The problem, I think, is that externalizing the validation step in science, i.e., lowering the bar of what qualifies as a "plausible" claim, assumes that other scientists will actually check the work. But that's not really the case since almost all the glory and priority goes to the proposer not the tester. There's little incentive to close that loop. Further, we teach the next generation of scientists to hold themselves to a lower standard of evidence, and this almost surely limits the forward progress of science. The solution is to strive for that high standard of truth, to torture our pet theories until the false ones confess and we are left with the good ideas .
 Duty obliges me to recommend Mayo's classic book "Error and the Growth of Experimental Knowledge." If you read one book on the role of statistics in science, read this one.
 A good historical example of precisely this problem is Millikan's efforts to measure the charge on an electron. The most insightful analysis I know of is the second chapter of Goodstein's "Fact or Fraud". The key point is that Millikan had a very specific and scientifically grounded notion of what constituted a real deviation from his theory, and he used this notion to guide his data collection efforts. Fundamentally, the "controversy" over his results is about this specific question.
 I imagine Lord Rutherford would not be pleased with his disciples in high energy physics.

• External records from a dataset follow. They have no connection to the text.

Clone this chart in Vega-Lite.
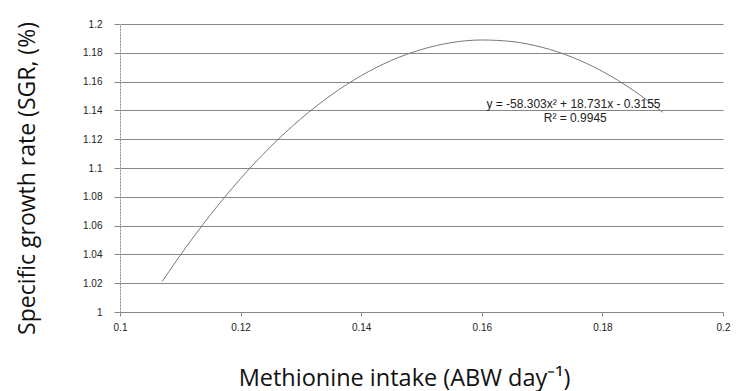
{
  "$schema": "https://vega.github.io/schema/vega-lite/v6.json",
  "autosize": "none",
  "width": 603,
  "height": 288,
  "padding": {"left": 120, "top": 24, "right": 13, "bottom": 79},
  "background": "white",
  "config": {
    "view": {"stroke": null},
    "axis": {"labelFont": "Liberation Sans", "labelFontSize": 10, "labelColor": "#222", "labelOverlap": false, "titleFont": "Open Sans", "titleFontWeight": "normal", "titleFontSize": 23, "titleColor": "#111"}
  },
  "datasets": {
    "curve": [
      {"x": 0.107, "y": 1.0212},
      {"x": 0.110, "y": 1.0394},
      {"x": 0.115, "y": 1.0675},
      {"x": 0.120, "y": 1.0927},
      {"x": 0.125, "y": 1.1149},
      {"x": 0.130, "y": 1.1342},
      {"x": 0.135, "y": 1.1506},
      {"x": 0.140, "y": 1.1641},
      {"x": 0.145, "y": 1.1747},
      {"x": 0.150, "y": 1.1823},
      {"x": 0.155, "y": 1.1871},
      {"x": 0.160, "y": 1.1889},
      {"x": 0.165, "y": 1.1878},
      {"x": 0.170, "y": 1.1838},
      {"x": 0.175, "y": 1.1769},
      {"x": 0.180, "y": 1.1671},
      {"x": 0.185, "y": 1.1543},
      {"x": 0.190, "y": 1.1387}
    ],
    "labels": [
      {"x": 0.1752, "y": 1.1444, "text": "y = -58.303x² + 18.731x - 0.3155"},
      {"x": 0.1755, "y": 1.1347, "text": "R² = 0.9945"}
    ]
  },
  "layer": [
    {
      "data": {"name": "curve"},
      "mark": {"type": "line", "color": "#777", "strokeWidth": 1, "interpolate": "monotone"},
      "encoding": {
        "x": {"field": "x", "type": "quantitative", "scale": {"domain": [0.1, 0.2], "nice": false},
          "axis": {"values": [0.1, 0.12, 0.14, 0.16, 0.18, 0.2], "tickCount": 20, "format": "~g", "grid": false, "domainColor": "#888", "domainDash": [2, 1], "tickColor": "#888", "tickSize": 4, "labelPadding": 6, "labelFlush": false,
            "title": "Methionine intake (ABW day⁻¹)", "titleFontSize": 23.5, "titleX": 284, "titleY": 73, "titleBaseline": "alphabetic", "titleAnchor": "middle"}},
        "y": {"field": "y", "type": "quantitative", "scale": {"domain": [1, 1.2], "nice": false, "zero": false},
          "axis": {"values": [1, 1.02, 1.04, 1.06, 1.08, 1.1, 1.12, 1.14, 1.16, 1.18, 1.2], "tickCount": 20, "format": "~g", "grid": true, "gridColor": "#888", "gridWidth": 1, "domainColor": "#888", "domainDash": [2, 1], "tickColor": "#888", "tickSize": 6, "labelPadding": 12,
            "title": "Specific growth rate (SGR, (%)", "titleX": -93, "titleY": 154, "titleAnchor": "middle", "titleAngle": -90, "titleBaseline": "middle"}}
      }
    },
    {
      "data": {"name": "labels"},
      "mark": {"type": "text", "font": "Liberation Sans", "fontSize": 12, "color": "#222", "align": "center", "baseline": "middle"},
      "encoding": {
        "x": {"field": "x", "type": "quantitative"},
        "y": {"field": "y", "type": "quantitative"},
        "text": {"field": "text"}
      }
    }
  ]
}
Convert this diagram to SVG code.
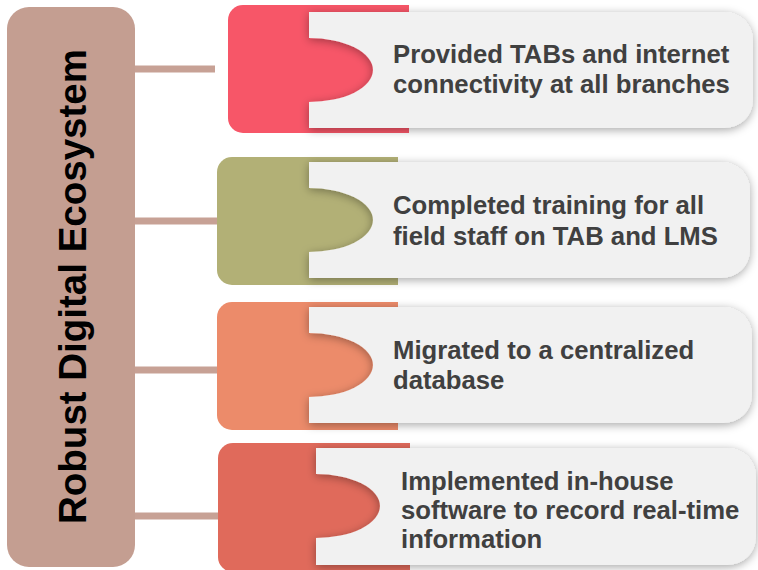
<svg xmlns="http://www.w3.org/2000/svg" width="758" height="570" viewBox="0 0 758 570">
  <defs>
    <filter id="sh" x="-10%" y="-40%" width="120%" height="180%">
      <feDropShadow dx="0" dy="2" stdDeviation="5" flood-color="#000" flood-opacity="0.35"/>
    </filter>
    <style>
      .panel { fill: #F1F1F1; filter: url(#sh); }
      .txt { font-family: "Liberation Sans", Arial, sans-serif; font-weight: bold; font-size: 25.7px; fill: #404040; }
      .conn { stroke: #C7A195; stroke-width: 7; fill: none; }
      .c1 { fill: #F75668; }
      .c2 { fill: #B2B076; }
      .c3 { fill: #EC8B6A; }
      .c4 { fill: #E06A5B; }
    </style>
  </defs>
  <rect width="758" height="570" fill="#FFFFFF"/>

  <g id="connectors">
    <line class="conn" x1="135" y1="69" x2="215" y2="69"/>
    <line class="conn" x1="135" y1="221" x2="218" y2="221"/>
    <line class="conn" x1="135" y1="370" x2="218" y2="370"/>
    <line class="conn" x1="135" y1="516" x2="219" y2="516"/>
  </g>

  <g id="node-root">
    <rect x="7" y="7" width="128" height="560" rx="22" fill="#C49E91"/>
    <text transform="translate(86,286.5) rotate(-90)" text-anchor="middle" font-family="Liberation Sans, Arial, sans-serif" font-weight="bold" font-size="38.5" fill="#000000">Robust Digital Ecosystem</text>
  </g>

  <g id="node-1">
    <path class="c1" d="M243,5 H409 V133 H243 A15,15 0 0 1 228,118 V20 A15,15 0 0 1 243,5 Z"/>
    <path class="panel" d="M309,12 H725 A28,28 0 0 1 753,40 V100 A28,28 0 0 1 725,128 H309 V102 A64,32 0 0 0 309,38 Z"/>
    <text class="txt" x="393" y="63">Provided TABs and internet</text>
    <text class="txt" x="393" y="93">connectivity at all branches</text>
  </g>

  <g id="node-2">
    <path class="c2" d="M232,157 H398 V285 H232 A15,15 0 0 1 217,270 V172 A15,15 0 0 1 232,157 Z"/>
    <path class="panel" d="M309,162 H722 A28,28 0 0 1 750,190 V250 A28,28 0 0 1 722,278 H309 V252 A64,32 0 0 0 309,188 Z"/>
    <text class="txt" x="393" y="214">Completed training for all</text>
    <text class="txt" x="393" y="245">field staff on TAB and LMS</text>
  </g>

  <g id="node-3">
    <path class="c3" d="M232,302 H398 V430 H232 A15,15 0 0 1 217,415 V317 A15,15 0 0 1 232,302 Z"/>
    <path class="panel" d="M309,307 H724 A28,28 0 0 1 752,335 V395 A28,28 0 0 1 724,423 H309 V397 A64,32 0 0 0 309,333 Z"/>
    <text class="txt" x="393" y="359">Migrated to a centralized</text>
    <text class="txt" x="393" y="389">database</text>
  </g>

  <g id="node-4">
    <path class="c4" d="M233,443 H410 V572 H233 A15,15 0 0 1 218,557 V458 A15,15 0 0 1 233,443 Z"/>
    <path class="panel" d="M316,448 H728 A28,28 0 0 1 756,476 V537 A28,28 0 0 1 728,565 H316 V538 A64,32 0 0 0 316,474 Z"/>
    <text class="txt" x="401" y="490">Implemented in-house</text>
    <text class="txt" x="401" y="519">software to record real-time</text>
    <text class="txt" x="401" y="548">information</text>
  </g>
</svg>
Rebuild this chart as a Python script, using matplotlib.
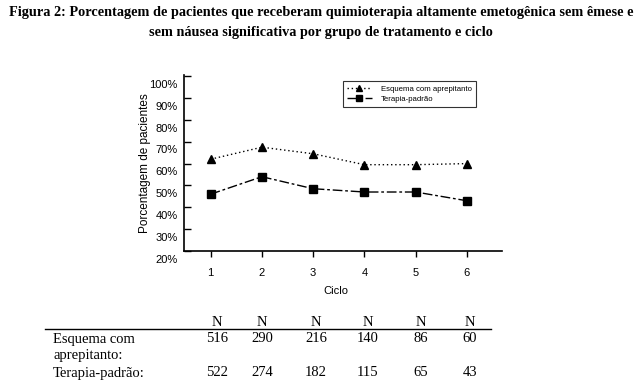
import numpy as np
import matplotlib.pyplot as plt

# Data
ciclos = [1, 2, 3, 4, 5, 6]
aprepitanto = [66.0, 71.5, 68.5, 63.5, 63.5, 64.0]
padrao = [50.0, 58.0, 52.5, 51.0, 51.0, 47.0]
n_aprepitanto = [516, 290, 216, 140, 86, 60]
n_padrao = [522, 274, 182, 115, 65, 43]
y_labels = [20, 30, 40, 50, 60, 70, 80, 90, 100]

SANS = ['Liberation Sans Narrow', 'Liberation Sans', 'DejaVu Sans']
SERIF = ['Liberation Serif', 'DejaVu Serif']

fig = plt.figure(figsize=(6.38, 3.85), dpi=100)

# Title
fig.text(0.503, 0.968, "Figura 2: Porcentagem de pacientes que receberam quimioterapia altamente emetogênica sem êmese e",
         ha='center', va='center', family=SERIF, weight='bold', fontsize=10.3)
fig.text(0.503, 0.915, "sem náusea significativa por grupo de tratamento e ciclo",
         ha='center', va='center', family=SERIF, weight='bold', fontsize=10.3)

ax = fig.add_axes([0.2884, 0.348, 0.498, 0.457])
ax.plot(ciclos, aprepitanto, color='black', lw=1, linestyle=(0, (1, 2)),
        marker='^', markersize=5.5, label='Esquema com aprepitanto')
ax.plot(ciclos, padrao, color='black', lw=1, linestyle=(0, (7, 2, 2, 2)),
        marker='s', markersize=5.5, label='Terapia-padrão')

ax.set_xlim(0.48, 6.68)
ax.set_ylim(24, 104.5)
ax.spines['top'].set_visible(False)
ax.spines['right'].set_visible(False)
for s in ['left', 'bottom']:
    ax.spines[s].set_linewidth(1.2)

# y ticks sit a bit above the printed labels, as in the original
ax.set_yticks([v + 4 for v in y_labels])
ax.set_yticklabels([])
ax.tick_params(axis='y', direction='in', length=5, width=1)
trans = ax.get_yaxis_transform()
for v in y_labels:
    ax.text(-0.02, v, f"{v}%", transform=trans, ha='right', va='center',
            family=SANS, fontsize=8, clip_on=False)

ax.set_xticks(ciclos)
ax.set_xticklabels([str(c) for c in ciclos], family=SANS, fontsize=8)
ax.tick_params(axis='x', direction='out', length=4, width=1, pad=8)

ax.set_xlabel("Ciclo", family=SANS, fontsize=8)
ax.xaxis.set_label_coords(0.478, -0.2)
ax.set_ylabel("Porcentagem de pacientes", family=SANS, fontsize=8.5)
ax.yaxis.set_label_coords(-0.105, 0.5)

leg = ax.legend(loc='upper left', bbox_to_anchor=(0.50, 0.965), prop={'family': SANS, 'size': 5.6},
                frameon=True, fancybox=False, edgecolor='black', handlelength=3.2,
                borderpad=0.5, labelspacing=0.4, handletextpad=1.2, borderaxespad=0)
leg.get_frame().set_linewidth(0.8)
for h in leg.legend_handles:
    h.set_markersize(5)

# Table of N per cycle
col_x = [217, 262, 316, 368, 421, 470]
W, H = 638, 385
for x in col_x:
    fig.text(x / W, 1 - 322.5 / H, "N", ha='center', va='center', family=SERIF, fontsize=10.5)
fig.add_artist(plt.Line2D([45 / W, 491 / W], [1 - 329 / H, 1 - 329 / H], color='black', lw=1))
fig.text(53 / W, 1 - 339 / H, "Esquema com", ha='left', va='center', family=SERIF, fontsize=10.5)
fig.text(53 / W, 1 - 355 / H, "aprepitanto:", ha='left', va='center', family=SERIF, fontsize=10.5)
fig.text(53 / W, 1 - 373 / H, "Terapia-padrão:", ha='left', va='center', family=SERIF, fontsize=10.5)
for x, a, p in zip(col_x, n_aprepitanto, n_padrao):
    fig.text(x / W, 1 - 339 / H, str(a), ha='center', va='center', family=SERIF, fontsize=10.5)
    fig.text(x / W, 1 - 373 / H, str(p), ha='center', va='center', family=SERIF, fontsize=10.5)

fig.savefig("out.png", dpi=100)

 There's a soft middle ground here as to how much should be done by the investigator and how much should be done by others. Fights with referees during the peer-review process often seem to come down to a disagreement about how much and what kind of torture methods should be used before publication. This kind of adversarial relationship with referees is also a problem, I think, as it encourages authors to do what is conventional rather than what is right, and it encourages referees to nitpick or to move the goal posts.